When I was contacted to do yesterday’s Bloomberg interview, a by-product of the producer’s call was to show the affordability of housing to Wall Street. We never covered it in the interview and I was (self) taught never to waste a good charting opportunity.

While there is no reliable causation measure of bonus size to Manhattan housing prices there has long been a connection (i.e. common sense). I took the Manhattan annual average sales price for the past 20 years and compared it to the average annual Wall Street bonus per person. The resulting multiplier shows some element of affordability: the higher the multiplier, the less affordable Manhattan housing is.

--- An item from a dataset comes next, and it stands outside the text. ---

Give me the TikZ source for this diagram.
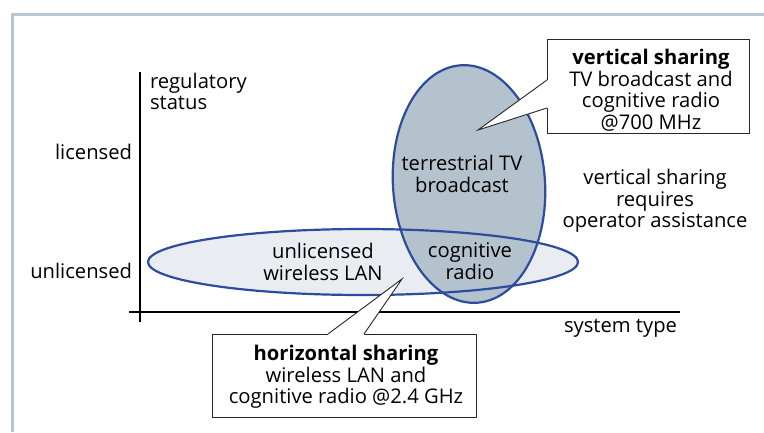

I realize there are disclaimers needed in doing this including:

  • With the regulatory overlay from DC rising, bonuses are becoming smaller relative to overall compensation.
  • Not everyone on Wall Street getting a bonus lives in Manhattan (but a disproportional amount probably do).
  • Bonus income is just less than half of total Wall Street compensation.
  • Post-Lehman saw higher share of deferred bonus over cash.
  • Wall Street total comp only accounts for about 25% of total NYC wages.
  • Foreign buyers and Fortune 500 type executives have picked up some of the Wall Street slack.

With those disclaimers aside or perhaps because of them, the chart shows:

  • The 20 year trend shows greater affordability over time but significant volatility along the way.
  • Post-Lehman the multiplier shows slightly weakening affordability (despite falling interest rates).
  • The early 1990’s recession, 2001 recession and 2008 credit crunch/recession all showed sharp reductions in affordability (higher multiplier).
  • The 20 year average annual multiplier is 9.9

Given the fact that sales contract activity seems to be ahead of last year, prices remain stable, foreign buyers continue to participate in large numbers and the economy is grinding towards improvement in the region, the decline in bonuses doesn’t appear to be a huge deal for the housing market at this point. Certainly not helpful but perhaps can be characterized as having a nominal impact on the market – if you believe this methodology.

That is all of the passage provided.